-- SET PROBLEM --
Give the data below again exactly as written, without its pictures.

-- INFORMATION PROVIDED --
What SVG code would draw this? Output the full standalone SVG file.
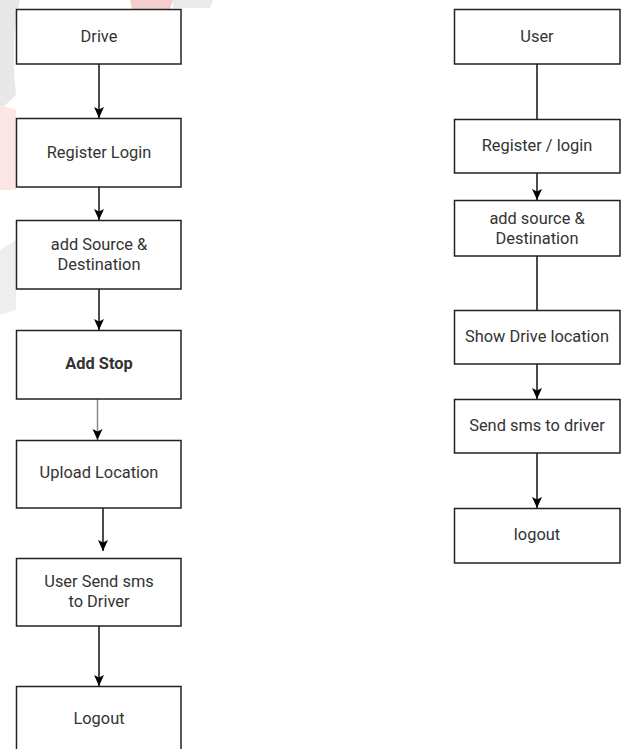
<svg xmlns="http://www.w3.org/2000/svg" width="622" height="749" viewBox="0 0 622 749">
<defs>
<style>
.box{fill:#fff;stroke:#222;stroke-width:1.5}
.t{font-family:Roboto,"Liberation Sans",sans-serif;font-size:16.4px;fill:#333;text-anchor:middle}
.b{font-weight:bold}
.ln{stroke:#111;stroke-width:1.5;fill:none}
</style>
<marker id="ah" markerUnits="userSpaceOnUse" markerWidth="14" markerHeight="14" viewBox="0 0 14 14" refX="11" refY="7" orient="auto">
<path d="M0,2 L11,7 L0,12 L2.5,7 Z" fill="#000"/>
</marker>
</defs>
<rect width="622" height="749" fill="#fff"/>
<g id="watermark" opacity="0.9">
<path d="M0,0 L20,0 Q10,40 16,95 L0,110 Z" fill="#e6e6e6"/>
<path d="M0,105 L16,110 L16,190 L0,190 Z" fill="#fbe3e3"/>
<path d="M130,0 L173,0 L170,9 L132,9 Z" fill="#f7c9c9"/>
<path d="M173,0 L213,0 L210,8 L173,8 Z" fill="#e8e8e8"/>
<path d="M0,250 L16,240 L16,310 L0,315 Z" fill="#ececec"/>
</g>
<g id="connectors">
<line class="ln" x1="99" y1="64" x2="99" y2="118" marker-end="url(#ah)"/>
<line class="ln" x1="99" y1="187" x2="99" y2="220" marker-end="url(#ah)"/>
<line class="ln" x1="99" y1="289" x2="99" y2="330" marker-end="url(#ah)"/>
<line class="ln" x1="97.5" y1="399" x2="97.5" y2="440" marker-end="url(#ah)" style="stroke:#888"/>
<line class="ln" x1="103" y1="508" x2="103" y2="551" marker-end="url(#ah)"/>
<line class="ln" x1="99" y1="626" x2="99" y2="686" marker-end="url(#ah)"/>
<line class="ln" x1="537" y1="64" x2="537" y2="119"/>
<line class="ln" x1="537" y1="173" x2="537" y2="200" marker-end="url(#ah)"/>
<line class="ln" x1="537" y1="256" x2="537" y2="310"/>
<line class="ln" x1="537" y1="364" x2="537" y2="399" marker-end="url(#ah)"/>
<line class="ln" x1="537" y1="453" x2="537" y2="508" marker-end="url(#ah)"/>
</g>
<g id="drive"><rect class="box" x="16.5" y="9.5" width="164.5" height="54.5"/><text class="t" x="99" y="42">Drive</text></g>
<g id="register-login"><rect class="box" x="16.5" y="118.5" width="164.5" height="68.5"/><text class="t" x="99" y="158">Register Login</text></g>
<g id="add-source"><rect class="box" x="16.5" y="220.5" width="164.5" height="68.5"/><text class="t" x="99" y="250">add Source &amp;</text><text class="t" x="99" y="270">Destination</text></g>
<g id="add-stop"><rect class="box" x="16.5" y="330.5" width="164.5" height="68.5"/><text class="t b" x="99" y="369">Add Stop</text></g>
<g id="upload-location"><rect class="box" x="16.5" y="440.5" width="164.5" height="67.5"/><text class="t" x="99" y="478">Upload Location</text></g>
<g id="user-send-sms"><rect class="box" x="16.5" y="558.5" width="164.5" height="67.5"/><text class="t" x="99" y="587">User Send sms</text><text class="t" x="99" y="607">to Driver</text></g>
<g id="logout-left"><rect class="box" x="16.5" y="686.5" width="164.5" height="68"/><text class="t" x="99" y="724">Logout</text></g>
<g id="user"><rect class="box" x="454.5" y="9.5" width="165.5" height="54.5"/><text class="t" x="537" y="42">User</text></g>
<g id="register-login-right"><rect class="box" x="454.5" y="119.5" width="165.5" height="53.5"/><text class="t" x="537" y="151">Register / login</text></g>
<g id="add-source-right"><rect class="box" x="454.5" y="200.5" width="165.5" height="55.5"/><text class="t" x="537" y="224">add source &amp;</text><text class="t" x="537" y="244">Destination</text></g>
<g id="show-drive-location"><rect class="box" x="454.5" y="310.5" width="165.5" height="53.5"/><text class="t" x="537" y="342">Show Drive location</text></g>
<g id="send-sms"><rect class="box" x="454.5" y="399.5" width="165.5" height="53.5"/><text class="t" x="537" y="431">Send sms to driver</text></g>
<g id="logout-right"><rect class="box" x="454.5" y="508.5" width="165.5" height="54.5"/><text class="t" x="537" y="540">logout</text></g>
</svg>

-- EXPECTED OUTPUT --
What SVG code would draw this? Output the full standalone SVG file.
<svg xmlns="http://www.w3.org/2000/svg" width="622" height="749" viewBox="0 0 622 749">
<defs>
<style>
.box{fill:#fff;stroke:#222;stroke-width:1.5}
.t{font-family:Roboto,"Liberation Sans",sans-serif;font-size:16.4px;fill:#333;text-anchor:middle}
.b{font-weight:bold}
.ln{stroke:#111;stroke-width:1.5;fill:none}
</style>
<marker id="ah" markerUnits="userSpaceOnUse" markerWidth="14" markerHeight="14" viewBox="0 0 14 14" refX="11" refY="7" orient="auto">
<path d="M0,2 L11,7 L0,12 L2.5,7 Z" fill="#000"/>
</marker>
</defs>
<rect width="622" height="749" fill="#fff"/>
<g id="watermark" opacity="0.9">
<path d="M0,0 L20,0 Q10,40 16,95 L0,110 Z" fill="#e6e6e6"/>
<path d="M0,105 L16,110 L16,190 L0,190 Z" fill="#fbe3e3"/>
<path d="M130,0 L173,0 L170,9 L132,9 Z" fill="#f7c9c9"/>
<path d="M173,0 L213,0 L210,8 L173,8 Z" fill="#e8e8e8"/>
<path d="M0,250 L16,240 L16,310 L0,315 Z" fill="#ececec"/>
</g>
<g id="connectors">
<line class="ln" x1="99" y1="64" x2="99" y2="118" marker-end="url(#ah)"/>
<line class="ln" x1="99" y1="187" x2="99" y2="220" marker-end="url(#ah)"/>
<line class="ln" x1="99" y1="289" x2="99" y2="330" marker-end="url(#ah)"/>
<line class="ln" x1="97.5" y1="399" x2="97.5" y2="440" marker-end="url(#ah)" style="stroke:#888"/>
<line class="ln" x1="103" y1="508" x2="103" y2="551" marker-end="url(#ah)"/>
<line class="ln" x1="99" y1="626" x2="99" y2="686" marker-end="url(#ah)"/>
<line class="ln" x1="537" y1="64" x2="537" y2="119"/>
<line class="ln" x1="537" y1="173" x2="537" y2="200" marker-end="url(#ah)"/>
<line class="ln" x1="537" y1="256" x2="537" y2="310"/>
<line class="ln" x1="537" y1="364" x2="537" y2="399" marker-end="url(#ah)"/>
<line class="ln" x1="537" y1="453" x2="537" y2="508" marker-end="url(#ah)"/>
</g>
<g id="drive"><rect class="box" x="16.5" y="9.5" width="164.5" height="54.5"/><text class="t" x="99" y="42">Drive</text></g>
<g id="register-login"><rect class="box" x="16.5" y="118.5" width="164.5" height="68.5"/><text class="t" x="99" y="158">Register Login</text></g>
<g id="add-source"><rect class="box" x="16.5" y="220.5" width="164.5" height="68.5"/><text class="t" x="99" y="250">add Source &amp;</text><text class="t" x="99" y="270">Destination</text></g>
<g id="add-stop"><rect class="box" x="16.5" y="330.5" width="164.5" height="68.5"/><text class="t b" x="99" y="369">Add Stop</text></g>
<g id="upload-location"><rect class="box" x="16.5" y="440.5" width="164.5" height="67.5"/><text class="t" x="99" y="478">Upload Location</text></g>
<g id="user-send-sms"><rect class="box" x="16.5" y="558.5" width="164.5" height="67.5"/><text class="t" x="99" y="587">User Send sms</text><text class="t" x="99" y="607">to Driver</text></g>
<g id="logout-left"><rect class="box" x="16.5" y="686.5" width="164.5" height="68"/><text class="t" x="99" y="724">Logout</text></g>
<g id="user"><rect class="box" x="454.5" y="9.5" width="165.5" height="54.5"/><text class="t" x="537" y="42">User</text></g>
<g id="register-login-right"><rect class="box" x="454.5" y="119.5" width="165.5" height="53.5"/><text class="t" x="537" y="151">Register / login</text></g>
<g id="add-source-right"><rect class="box" x="454.5" y="200.5" width="165.5" height="55.5"/><text class="t" x="537" y="224">add source &amp;</text><text class="t" x="537" y="244">Destination</text></g>
<g id="show-drive-location"><rect class="box" x="454.5" y="310.5" width="165.5" height="53.5"/><text class="t" x="537" y="342">Show Drive location</text></g>
<g id="send-sms"><rect class="box" x="454.5" y="399.5" width="165.5" height="53.5"/><text class="t" x="537" y="431">Send sms to driver</text></g>
<g id="logout-right"><rect class="box" x="454.5" y="508.5" width="165.5" height="54.5"/><text class="t" x="537" y="540">logout</text></g>
</svg>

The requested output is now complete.